Louis Armstrong – When the Saints Go Marching In
Louis Armstrong (August 4, 1901 – July 6, 1971), nicknamed Satchmo or Pops, was an American jazz trumpeter, singer and an influential figure in jazz music.
Coming to prominence in the 1920s as an “inventive” trumpet and cornet player, Armstrong was a foundational influence in jazz, shifting the focus of the music from collective improvisation to solo performance.
With his instantly recognizable gravelly voice, Armstrong was also an influential singer, demonstrating great dexterity as an improviser, bending the lyrics and melody of a song for expressive purposes. He was also skilled at scat singing (vocalizing using sounds and syllables instead of actual lyrics).

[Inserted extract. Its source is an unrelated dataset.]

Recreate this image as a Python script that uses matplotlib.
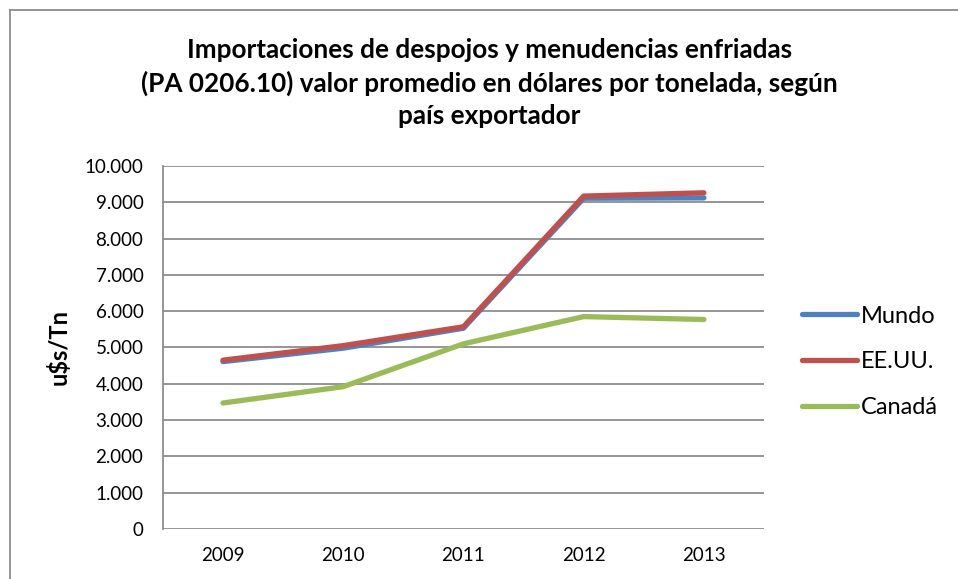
import matplotlib
matplotlib.use("Agg")
import matplotlib.pyplot as plt
from matplotlib.lines import Line2D
from matplotlib.ticker import FuncFormatter

# datos
anios = ["2009", "2010", "2011", "2012", "2013"]
mundo = [4610, 4980, 5530, 9110, 9120]
eeuu = [4650, 5050, 5570, 9170, 9260]
canada = [3470, 3920, 5100, 5850, 5770]

series = [("Mundo", mundo, "#4F81BD"),
          ("EE.UU.", eeuu, "#C0504D"),
          ("Canadá", canada, "#9BBB59")]

plt.rcParams["font.family"] = ["Lato", "DejaVu Sans"]

fig = plt.figure(figsize=(9.58, 5.79), dpi=100)
ax = fig.add_axes([0.170, 0.0864, 0.6275, 0.627])

x = range(len(anios))
for nombre, vals, color in series:
    ax.plot(x, vals, color=color, lw=3.8, label=nombre, solid_capstyle="round")

ax.set_xlim(-0.5, len(anios) - 0.5)
ax.set_ylim(0, 10000)
ax.set_yticks(range(0, 10001, 1000))
ax.yaxis.set_major_formatter(FuncFormatter(lambda v, p: f"{int(v):,}".replace(",", ".")))
ax.set_xticks(list(x))
ax.set_xticklabels(anios)
ax.tick_params(axis="both", length=0, labelsize=13.5, colors="black")
ax.tick_params(axis="x", pad=13)
ax.tick_params(axis="y", pad=14)
ax.grid(axis="y", color="#8c8c8c", lw=1.3)
ax.set_axisbelow(True)
for s in ["top", "right", "bottom"]:
    ax.spines[s].set_visible(False)
ax.spines["left"].set_color("#8c8c8c")
ax.spines["left"].set_linewidth(1.3)

ax.set_ylabel("u$s/Tn", fontsize=17, fontweight="bold")
ax.yaxis.set_label_coords(-0.153, 0.5)

fig.text(0.511, 0.857,
         "Importaciones de despojos y menudencias enfriadas\n"
         "(PA 0206.10) valor promedio en dólares por tonelada, según\n"
         "país exportador",
         ha="center", va="center", fontsize=18.8, fontweight="bold",
         linespacing=1.4)

handles = [Line2D([], [], color=c, lw=3.8, solid_capstyle="round") for _, _, c in series]
fig.legend(handles, [n for n, _, _ in series], loc="center left",
           bbox_to_anchor=(0.815, 0.375), frameon=False, fontsize=17,
           handlelength=2.33, handletextpad=0.17, labelspacing=1.05)

# borde del grafico
fig.add_artist(Line2D([0.0105, 0.0105], [0, 0.983], color="#8c8c8c", lw=1.3, transform=fig.transFigure))
fig.add_artist(Line2D([0.0105, 1], [0.983, 0.983], color="#8c8c8c", lw=1.3, transform=fig.transFigure))

fig.savefig("out.png", dpi=100)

Renowned for his charismatic stage presence and voice almost as much as for his trumpet-playing, Armstrong’s influence extends well beyond jazz music, and by the end of his career in the 1960s, he was widely regarded as a profound influence on popular music in general.
Armstrong was one of the first truly popular African-American entertainers to “cross over”, whose skin color was secondary to his music in an America that was severely racially divided.

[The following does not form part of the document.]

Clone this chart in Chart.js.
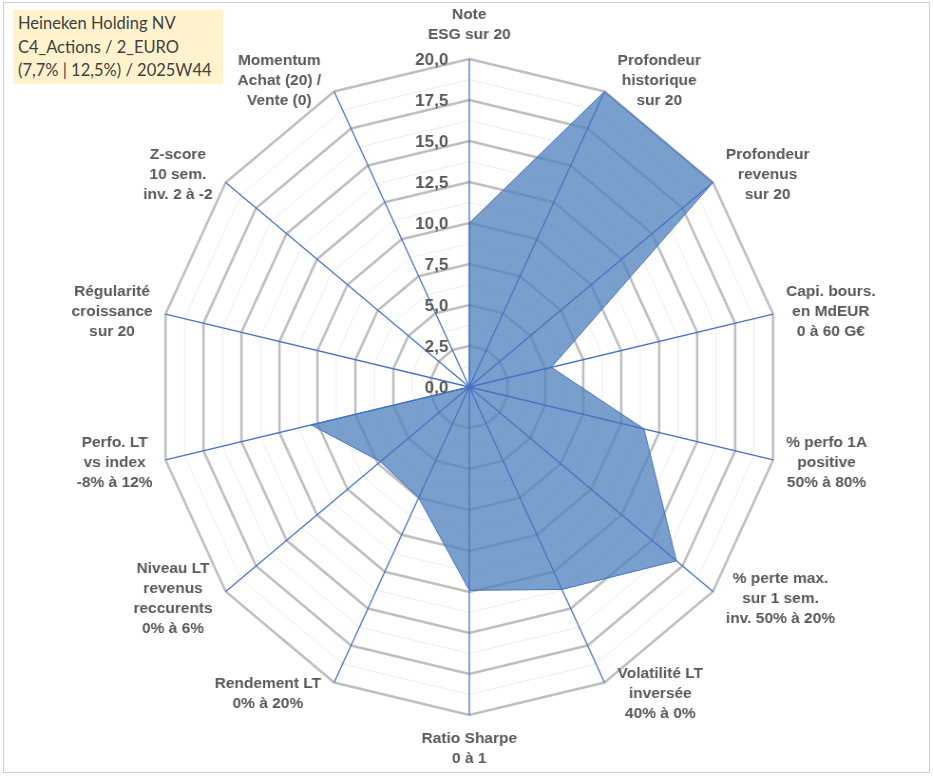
<!DOCTYPE html>
<html>
<head>
  <meta charset="utf-8">
  <title>Heineken Holding NV - radar</title>
  <script src="https://cdn.jsdelivr.net/npm/chart.js"></script>
  <style>
    html, body {
      margin: 0;
      padding: 0;
      width: 933px;
      height: 776px;
      overflow: hidden;
      background: #fff;
    }
    /* the Excel picture is a little narrower than tall, so squash the canvas */
    #radar {
      position: absolute;
      left: 0;
      top: 0;
      transform: scaleX(0.95);
      transform-origin: 0 0;
    }
    .frame {
      position: absolute;
      left: 3px;
      top: 2px;
      width: 925px;
      height: 769px;
      border: 1px solid #cfcfcf;
      pointer-events: none;
    }
    .titlebox {
      position: absolute;
      left: 13px;
      top: 10px;
      width: 205px;
      height: 70px;
      padding: 2px 0 2px 5px;
      background: #fff2cc;
      color: #404040;
      font-family: Lato, "Noto Sans", sans-serif;
      font-size: 16.5px;
      line-height: 23.5px;
    }
  </style>
</head>
<body>
  <canvas id="radar" width="982" height="776"></canvas>
  <div class="frame"></div>
  <div class="titlebox">Heineken Holding NV<br>C4_Actions / 2_EURO<br>(7,7% | 12,5%) / 2025W44</div>

  <script>
    // Axis names (one line per array entry)
    const categories = [
      ["Note", "ESG sur 20"],
      ["Profondeur", "historique", "sur 20"],
      ["Profondeur", "revenus", "sur 20"],
      ["Capi. bours.", "en MdEUR", "0 à 60 G€"],
      ["% perfo 1A", "positive", "50% à 80%"],
      ["% perte max.", "sur 1 sem.", "inv. 50% à 20%"],
      ["Volatilité LT", "inversée", "40% à 0%"],
      ["Ratio Sharpe", "0 à 1"],
      ["Rendement LT", "0% à 20%"],
      ["Niveau LT", "revenus", "reccurents", "0% à 6%"],
      ["Perfo. LT", "vs index", "-8% à 12%"],
      ["Régularité", "croissance", "sur 20"],
      ["Z-score", "10 sem.", "inv. 2 à -2"],
      ["Momentum", "Achat (20) /", "Vente (0)"]
    ];

    // Scores (scale 0 to 20)
    const scores = [10, 20, 20, 5.4, 11.5, 17.0, 13.7, 12.4, 7.5, 7.3, 10.4, 0, 0, 0];

    // Ring values and their labels
    const tickValues = [0, 2.5, 5, 7.5, 10, 12.5, 15, 17.5, 20];
    const tickLabels = ["0,0", "2,5", "5,0", "7,5", "10,0", "12,5", "15,0", "17,5", "20,0"];

    const SX = 0.95; // must match the CSS scaleX

    // text drawn un-squashed so glyphs keep their normal shape
    function putText(ctx, txt, x, y) {
      ctx.save();
      ctx.translate(x, y);
      ctx.scale(1 / SX, 1);
      ctx.fillText(txt, 0, 0);
      ctx.restore();
    }

    // Spokes on top of the fill, ring values, and Excel-like axis labels
    const overlay = {
      id: 'overlay',
      afterDatasetsDraw(chart) {
        const s = chart.scales.r;
        const ctx = chart.ctx;
        ctx.save();

        ctx.strokeStyle = '#4472c4';
        ctx.lineWidth = 1.3;
        categories.forEach((c, i) => {
          const p = s.getPointPosition(i, s.drawingArea);
          ctx.beginPath();
          ctx.moveTo(s.xCenter, s.yCenter);
          ctx.lineTo(p.x, p.y);
          ctx.stroke();
        });

        ctx.fillStyle = '#595959';
        ctx.font = 'bold 17px "Liberation Sans", Arial, sans-serif';
        ctx.textAlign = 'right';
        ctx.textBaseline = 'middle';
        tickValues.forEach((v, i) => {
          const y = s.yCenter - s.getDistanceFromCenterForValue(v);
          putText(ctx, tickLabels[i], s.xCenter - 21 / SX, y + 1);
        });

        ctx.font = 'bold 15.5px "Liberation Sans", Arial, sans-serif';
        ctx.textAlign = 'center';
        const lh = 20;
        categories.forEach((lines, i) => {
          const p = s.getPointPosition(i, s.drawingArea);
          const a = s.getIndexAngle(i);
          const ux = Math.sin(a), uy = -Math.cos(a);
          const w = Math.max(...lines.map(t => ctx.measureText(t).width));
          const h = lines.length * lh;
          let cx, cy;
          if (Math.abs(ux) < 0.01) {
            cx = p.x;
            cy = p.y + Math.sign(uy) * (h / 2 + 14);
          } else {
            cx = p.x + Math.sign(ux) * (w / 2 + 13) / SX;
            cy = p.y + uy * 12;
          }
          lines.forEach((t, k) => {
            putText(ctx, t, cx, cy - h / 2 + lh / 2 + k * lh);
          });
        });

        ctx.restore();
      }
    };

    new Chart(document.getElementById('radar'), {
      type: 'radar',
      data: {
        labels: categories,
        datasets: [{
          data: scores,
          backgroundColor: 'rgba(79, 129, 189, 0.76)',
          borderColor: '#4472c4',
          borderWidth: 1,
          pointRadius: 0,
          fill: true,
          tension: 0
        }]
      },
      options: {
        responsive: false,
        animation: false,
        devicePixelRatio: 1,
        layout: { padding: { left: 6, right: 0, top: 59, bottom: 61 } },
        plugins: {
          legend: { display: false },
          tooltip: { enabled: false }
        },
        scales: {
          r: {
            min: 0,
            max: 20,
            ticks: { stepSize: 1.25, display: false },
            pointLabels: { display: false },
            angleLines: { display: false },
            grid: {
              color: ctx => (ctx.tick.value % 2.5 === 0 ? '#bfbfbf' : '#ececec'),
              lineWidth: ctx => (ctx.tick.value % 2.5 === 0 ? 2.6 : 1)
            }
          }
        }
      },
      plugins: [overlay]
    });
  </script>
</body>
</html>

He rarely publicly politicized his race, often to the dismay of fellow African-Americans, but took a well-publicized stand for desegregation during the Little Rock Crisis. His artistry and personality allowed him socially acceptable access to the upper echelons of American society that were highly restricted for men of color.
Literature, radio, films and TV
Armstrong appeared in more than a dozen Hollywood films, usually playing a band leader or musician. His most familiar role was as the bandleader cum narrator in the 1956 musical, High Society, in which he sang the title song and performed a duet with Bing Crosby on “Now You Has Jazz”.